Un jour, l’oiseau demande au roi d’aller rendre visite à ses congénères, sur l’île lointaine où jadis il le captura, pour leur donner de ses nouvelles. Lorsqu’il reviendra, il lui racontera ce qui se sera passé. Et le roi ne peut lui refuser cette faveur.
Le roi voyage. Il parvient finalement sur l’île lointaine, emprunte le chemin qui conduit à la clairière où se dresse l’arbre immense occupés par des oiseaux identiques au sien. Il dit venir pour donner des nouvelles de son protégé. Une oiselle s’approche du roi, tout en restant à une distance respectable. Elle explique qu’elle est la grand-mère de l’oiseau du roi. Et le roi raconte : la cage, l’eau claire, la nourriture abondante, le confort… Lorsqu’il prononce le dernier mot de son histoire, l’oiselle qui l’écoutait tombe raide à ses pieds : elle est morte. Le roi ne parvient pas à la réanimer et il reprend le chemin de son pays, l’âme torturée d’avoir causé la mort et de devoir raconter ça à l’oiseau qu’il garde dans sa cage. Rentré au palais, il fuit, évite de passer devant l’oiseau qui l’interpelle.

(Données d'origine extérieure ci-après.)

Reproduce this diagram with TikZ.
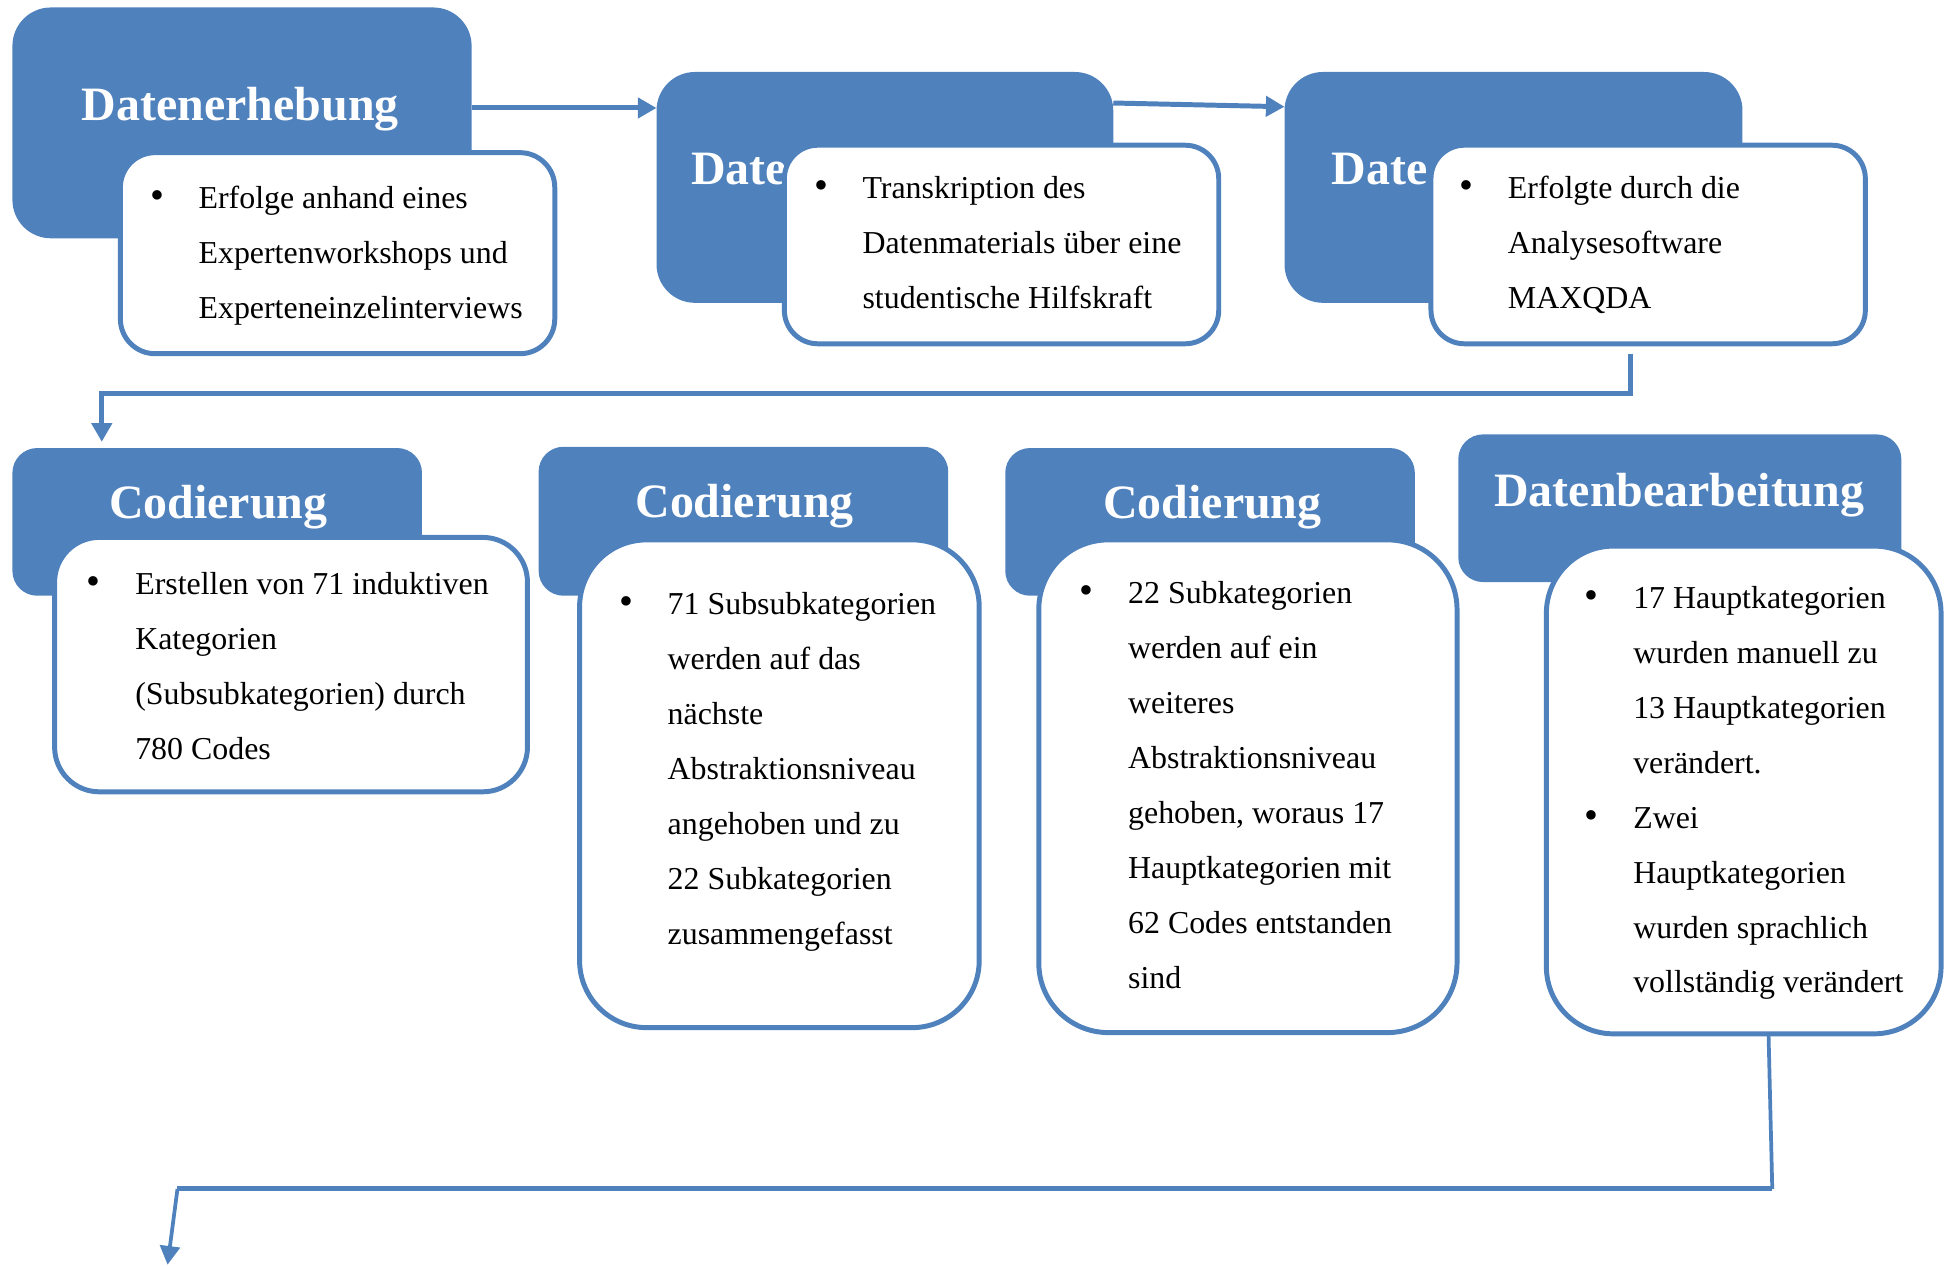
\documentclass[tikz,border=0pt]{standalone}
\usepackage{fontspec}
\setmainfont{Liberation Serif}
\usetikzlibrary{arrows.meta}
\definecolor{ofblue}{HTML}{4F81BD}
\newcommand{\blt}{{\fontsize{32bp}{32bp}\selectfont\textbullet}}
\begin{document}
\begin{tikzpicture}[x=1bp,y=-1bp,
  bluebox/.style={rectangle, fill=ofblue, draw=none, inner sep=0, outer sep=0, anchor=north west},
  whitebox/.style={rectangle, fill=white, draw=ofblue, line width=4bp, inner sep=0, outer sep=0, anchor=north west},
  htxt/.style={inner sep=0, outer sep=0, anchor=base west, text=white, font=\bfseries\fontsize{38.6bp}{46bp}\selectfont},
  btxt/.style={inner sep=0, outer sep=0, anchor=base west, font=\fontsize{25.7bp}{44.3bp}\selectfont},
  conn/.style={draw=ofblue, line width=4bp},
  tip/.style={-{Triangle[length=15bp,width=16bp]}}
]
\useasboundingbox (0,0) rectangle (1568,1020);

% ---------- top row ----------
\node[bluebox, minimum width=370bp, minimum height=186bp, rounded corners=31bp] (b1) at (10,6) {};
\node[htxt] (h1) at (66,97) {Datenerhebung};
\node[whitebox, minimum width=350bp, minimum height=162bp, rounded corners=28bp] (w1) at (97,123) {};
\node[btxt] (t1) at (121,168) {\begin{tabular}[t]{@{}p{39bp}@{}l@{}}
\blt & Erfolge anhand eines\\
 & Expertenworkshops und\\
 & Experteneinzelinterviews\end{tabular}};

\node[bluebox, minimum width=368bp, minimum height=186bp, rounded corners=31bp] (b2) at (529,58) {};
\node[htxt] (h2) at (557,149) {Date};
\node[whitebox, minimum width=350bp, minimum height=160bp, rounded corners=27bp] (w2) at (632,117) {};
\node[btxt] (t2) at (656,160) {\begin{tabular}[t]{@{}p{39bp}@{}l@{}}
\blt & Transkription des\\
 & Datenmaterials über eine\\
 & studentische Hilfskraft\end{tabular}};

\node[bluebox, minimum width=369bp, minimum height=186bp, rounded corners=31bp] (b3) at (1035,58) {};
\node[htxt] (h3) at (1073,149) {Date};
\node[whitebox, minimum width=350bp, minimum height=160bp, rounded corners=27bp] (w3) at (1153,117) {};
\node[btxt] (t3) at (1176,160) {\begin{tabular}[t]{@{}p{39bp}@{}l@{}}
\blt & Erfolgte durch die\\
 & Analysesoftware\\
 & MAXQDA\end{tabular}};

% ---------- second row ----------
\node[bluebox, minimum width=330bp, minimum height=119bp, rounded corners=20bp] (bA) at (10,361) {};
\node[htxt] (hA) at (88,418) {Codierung};
\node[whitebox, minimum width=381bp, minimum height=205bp, rounded corners=36bp] (wA) at (44,433) {};
\node[btxt] (tA) at (70,479) {\begin{tabular}[t]{@{}p{39bp}@{}l@{}}
\blt & Erstellen von 71 induktiven\\
 & Kategorien\\
 & (Subsubkategorien) durch\\
 & 780 Codes\end{tabular}};

\node[bluebox, minimum width=330bp, minimum height=120bp, rounded corners=20bp] (bB) at (434,360) {};
\node[htxt] (hB) at (512,417) {Codierung};
\node[whitebox, minimum width=322bp, minimum height=393bp, rounded corners=54bp] (wB) at (467,435) {};
\node[btxt] (tB) at (499,495) {\begin{tabular}[t]{@{}p{39bp}@{}l@{}}
\blt & 71 Subsubkategorien\\
 & werden auf das\\
 & nächste\\
 & Abstraktionsniveau\\
 & angehoben und zu\\
 & 22 Subkategorien\\
 & zusammengefasst\end{tabular}};

\node[bluebox, minimum width=330bp, minimum height=119bp, rounded corners=20bp] (bC) at (810,361) {};
\node[htxt] (hC) at (889,418) {Codierung};
\node[whitebox, minimum width=337bp, minimum height=397bp, rounded corners=56bp] (wC) at (837,435) {};
\node[btxt] (tC) at (870,486) {\begin{tabular}[t]{@{}p{39bp}@{}l@{}}
\blt & 22 Subkategorien\\
 & werden auf ein\\
 & weiteres\\
 & Abstraktionsniveau\\
 & gehoben, woraus 17\\
 & Hauptkategorien mit\\
 & 62 Codes entstanden\\
 & sind\end{tabular}};

\node[bluebox, minimum width=357bp, minimum height=119bp, rounded corners=20bp] (bD) at (1175,350) {};
\node[htxt] (hD) at (1204,408) {Datenbearbeitung};
\node[whitebox, minimum width=318bp, minimum height=393bp, rounded corners=54bp] (wD) at (1246,440) {};
\node[btxt] (tD) at (1277,490) {\begin{tabular}[t]{@{}p{39bp}@{}l@{}}
\blt & 17 Hauptkategorien\\
 & wurden manuell zu\\
 & 13 Hauptkategorien\\
 & verändert.\\
\blt & Zwei\\
 & Hauptkategorien\\
 & wurden sprachlich\\
 & vollständig verändert\end{tabular}};

% ---------- connectors ----------
\coordinate (c3a) at (1314,317);
\coordinate (c3b) at (82,317);
\coordinate (c4a) at (1428,958);
\coordinate (c4b) at (143,958);
\coordinate (c4end) at (135,1019);

\draw[conn, tip] (b1.east |- 0,87) -- (b2.west |- 0,87);
\draw[conn, tip] (b2.east |- 0,83) -- (b3.west |- 0,86);
\draw[conn, tip] ([yshift=-8bp]w3.south -| c3a) -- (c3a) -- (c3b) -- ([yshift=5bp]bA.north -| c3b);
\draw[conn, line width=3bp] (wD.south -| 1425,0) -- (c4a);
\draw[conn] (c4a) -- (c4b);
\draw[conn, line width=3bp, tip] (c4b) -- (c4end);
\end{tikzpicture}
\end{document}
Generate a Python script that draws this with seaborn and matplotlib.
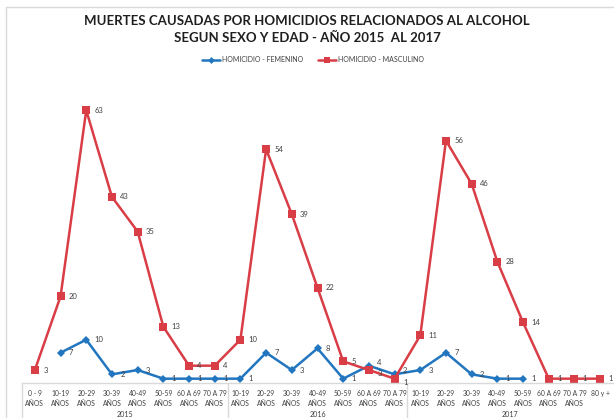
import numpy as np
import pandas as pd
import seaborn as sns
import matplotlib.pyplot as plt
from matplotlib.lines import Line2D
from matplotlib.transforms import blended_transform_factory

# categories (three year groups)
ages_2015 = ["0 - 9", "10-19", "20-29", "30-39", "40-49", "50-59", "60 A 69", "70 A 79"]
ages_2016 = ["10-19", "20-29", "30-39", "40-49", "50-59", "60 A 69", "70 A 79"]
ages_2017 = ["10-19", "20-29", "30-39", "40-49", "50-59", "60 A 69", "70 A 79", "80 y +"]
years = ["2015", "2016", "2017"]

femenino = [np.nan, 7, 10, 2, 3, 1, 1, 1,
            1, 7, 3, 8, 1, 4, 2,
            3, 7, 2, 1, 1, np.nan, np.nan, np.nan]
masculino = [3, 20, 63, 43, 35, 13, 4, 4,
             10, 54, 39, 22, 5, 3, 1,
             11, 56, 46, 28, 14, 1, 1, 1]

series_names = ["HOMICIDIO - FEMENINO", "HOMICIDIO - MASCULINO"]
colors = {"HOMICIDIO - FEMENINO": "#2176BF", "HOMICIDIO - MASCULINO": "#D93D46"}

groups = [ages_2015, ages_2016, ages_2017]
tick_labels = [a + "\nAÑOS" if a != "80 y +" else a for g in groups for a in g]
pos = np.arange(len(tick_labels))

df = pd.concat([
    pd.DataFrame({"pos": pos, "value": femenino, "serie": series_names[0]}),
    pd.DataFrame({"pos": pos, "value": masculino, "serie": series_names[1]}),
], ignore_index=True)

sns.set_style("white")
plt.rcParams["font.family"] = ["Lato", "DejaVu Sans"]

fig = plt.figure(figsize=(6.14, 4.18), dpi=100)
ax = fig.add_axes([22 / 614, 35 / 418, 591 / 614, 303 / 418])

sns.lineplot(data=df, x="pos", y="value", hue="serie", style="serie",
             markers={series_names[0]: "D", series_names[1]: "s"},
             dashes=False, palette=colors, linewidth=1.8,
             markeredgewidth=0, ax=ax, legend=False)
for line, ms in zip(ax.lines, [4, 6]):
    line.set_markersize(ms)

# data labels; where both series nearly meet, push them apart a little
for vals, other, sign in ((femenino, masculino, 1), (masculino, femenino, -1)):
    for x, v, o in zip(pos, vals, other):
        if np.isnan(v):
            continue
        dy = 0
        if not np.isnan(o) and abs(v - o) <= 1.5 and v != o:
            dy = 2.5 if v > o else -2.5
        ax.annotate(f"{int(v)}", (x, v), xytext=(6, dy), textcoords="offset points",
                    ha="left", va="center", fontsize=5.5, color="#404040")

ax.set_xlim(-0.5, len(pos) - 0.5)
ax.set_ylim(0, 70)
ax.set_yticks([])
ax.set_xlabel("")
ax.set_ylabel("")
ax.set_xticks(pos)
ax.set_xticklabels(tick_labels, fontsize=4.9, color="#404040", linespacing=1.5)
ax.tick_params(axis="x", length=0, pad=5)
for s in ["top", "right", "left"]:
    ax.spines[s].set_visible(False)
ax.spines["bottom"].set_color("#D9D9D9")
ax.spines["bottom"].set_linewidth(1)

# year group labels and separators
trans = blended_transform_factory(ax.transData, ax.transAxes)
start = 0
bounds = [-0.5]
for g, yr in zip(groups, years):
    mid = start + (len(g) - 1) / 2
    ax.text(mid, -0.103, yr, transform=trans, ha="center", va="center",
            fontsize=5.1, color="#404040")
    start += len(g)
    bounds.append(start - 0.5)
for b in bounds[:-1]:
    ax.plot([b, b], [0, -0.13], transform=trans, color="#D9D9D9",
            linewidth=1, clip_on=False)

# chart area border (left and top)
fig.add_artist(Line2D([6 / 614, 6 / 614], [0, 1 - 7 / 418], color="#D9D9D9", linewidth=1))
fig.add_artist(Line2D([6 / 614, 1], [1 - 7 / 418, 1 - 7 / 418], color="#D9D9D9", linewidth=1))

fig.text(0.5, 1 - 29.5 / 418, "MUERTES CAUSADAS POR HOMICIDIOS RELACIONADOS AL ALCOHOL\nSEGUN SEXO Y EDAD - AÑO 2015  AL 2017",
         ha="center", va="center", fontsize=9.5, fontweight="bold", color="#1F1F1F",
         linespacing=1.45)

handles = [Line2D([], [], color=colors[series_names[0]], marker="D", markersize=3.5,
                  markeredgewidth=0, linewidth=1.8),
           Line2D([], [], color=colors[series_names[1]], marker="s", markersize=4.5,
                  markeredgewidth=0, linewidth=1.8)]
fig.legend(handles, series_names, loc="center", bbox_to_anchor=(313 / 614, 1 - 60 / 418),
           ncol=2, frameon=False, fontsize=5, handlelength=2.6, handletextpad=0.3,
           columnspacing=2.2, labelcolor="#404040")

fig.savefig("out.png", dpi=100)
plt.close()
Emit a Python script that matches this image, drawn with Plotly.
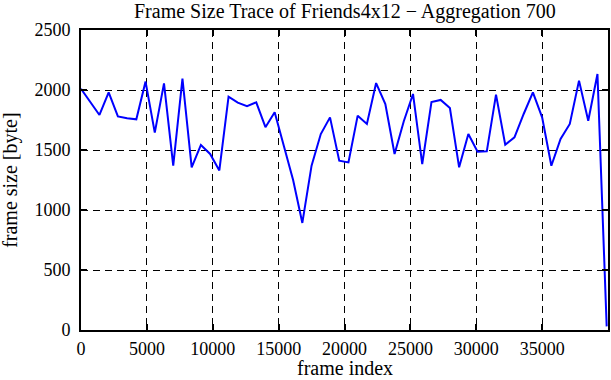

Un jour, il finit par s’arrêter devant lui. Et l’oiseau lui demande comment les choses se sont passées. Il veut entendre parler du voyage, de son île, de son arbre… A-t-il vu sa famille? A-t-il raconté comment sa vie se déroulait? Le roi répond, question après question. Il finit par dire comment les choses se sont terminées pour la grand-mère de l’oiseau. A son denier mot, l’oiseau tombe au centre de la cage dorée! Le roi est désespéré : il a causé deux morts! Il essaie de réchauffer l’oiseau, il lui parle, le berce. Rien n’y fait. Il pose l’oiseau sur le rebord de sa fenêtre et songe à l’endroit où il l’enterrera. Quand il se retourne : plus d’oiseau. Celui-ci est perché sur la branche de l’arbre et il chante à tue tête. Lorsque le roi lui demande de revenir dans sa cage, l’oiseau refuse.
L’oiseau dit au roi de se consoler : l’oiselle de l’île – sa grand-mère – n’est pas morte, elle a simplement donné à son petit-fils des instructions sur la façon de prendre sa liberté. Le roi en a été le messager, ignorant le véritable sens du message qu’il portait. « La liberté, il ne sert à rien de la demander, il faut la prendre », conclut l’oiseau.
[J’ai adapté une version courte de l’histoire repérée en ligne, mais celle de Michel Hindenoch (trouvée ici) est plus proche de l’histoire que des conteuses autour de moi – notamment ma fée-marraine – racontent.]
Une personne très proche de moi quitte bientôt pour un long voyage vers une destination éloignée. J’en éprouve beaucoup d’inquiétude et j’appréhende son absence à venir… Je ne peux la retenir (même si je le souhaite) et je ne veux pas non plus brimer son élan, mais cela me torture parce que j’aimerais la garder avec moi, en sécurité. Je me suis évidemment demandé ce qu’elle pense trouver ailleurs, alors que la vie a tant à lui offrir ici… près de moi.
Cette fois, le conte de « L’oiseau aux mille couleurs » a résonné très fort en moi. J’ai compris comment se sent le roi qui veut garder l’oiseau dans sa cage. Il n’est pas mal intentionné, mais il aime mal son oiseau, qui n’est pas une possession matérielle comme ses autres trésors.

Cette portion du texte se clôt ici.